Dalam gugatan itu, majelis hakim diminta untuk menyatakan Bambang tidak memiliki kewajiban ke KPKNL Jakarta 1. Sebaliknya, hakim diminta menetapkan PT Tata Insani Mukti sebagai pelaksana konsorsium, yang bertanggung jawab atas utang piutang yang terjadi.
Prisma lalu membeberkan alasan pihaknya menilai PT Tata Insani Mukti yang harus bertanggung jawab. Dia bercerita bahwa SEA Games XIX 1997 adalah ajang istimewa yang tidak dipersiapkan sebelumnya. “Karena Indonesia menggantikan Brunei yang mendadak mundur dari tuan rumah,” katanya, pada 11 September 2021.
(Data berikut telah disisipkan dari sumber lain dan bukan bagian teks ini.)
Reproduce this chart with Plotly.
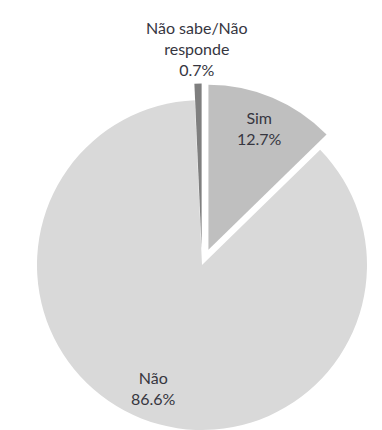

Pemerintah saat itu meminta bantuan kepada mitra swasta untuk mengumpulkan dana SEA Games. Saat itu, dilakukan MoU antara PT Tata Insani Mukti sebagai pelaksana konsorsium dan Komite Olahraga Nasional Indonesia (KONI). Karena biayanya masih kurang, maka Sekretariat Negara memberi pinjaman kepada konsorsium.
Pada 1998, kata Prisma, sudah digelar audit dan diketahui biaya SEA Games yang dikeluarkan konsorsium sebesar Rp 156 miliar. Prisma menyebut hasil audit itu pernah dilaporkan kepada pemerintah, tapi tidak direspons.
<!--more-->
Selain itu secara kedudukan hukum, Prisma menilai konsorsium bukanlah badan hukum. Sebaliknya, perusahaan pelaksana konsorsium yaitu PT Tata Insani Mukti-lah yang memiliki kedudukan hukum.
Untuk itulah, Bambang sempat menggugat Direktur Umum PT Tata Insansi, Bambang Riyadi Soegomo, pada 10 Februari 2021. Tapi pada 13 April 2021, gugatan di Pengadilan Negeri Jakarta Selatan itu berakhir dengan perdamaian. “Telah inkracht di PN Jakarta Selatan, karena uang pribadi Pak Bambang banyak dipakai (dalam perkara ini),” kata Prisma.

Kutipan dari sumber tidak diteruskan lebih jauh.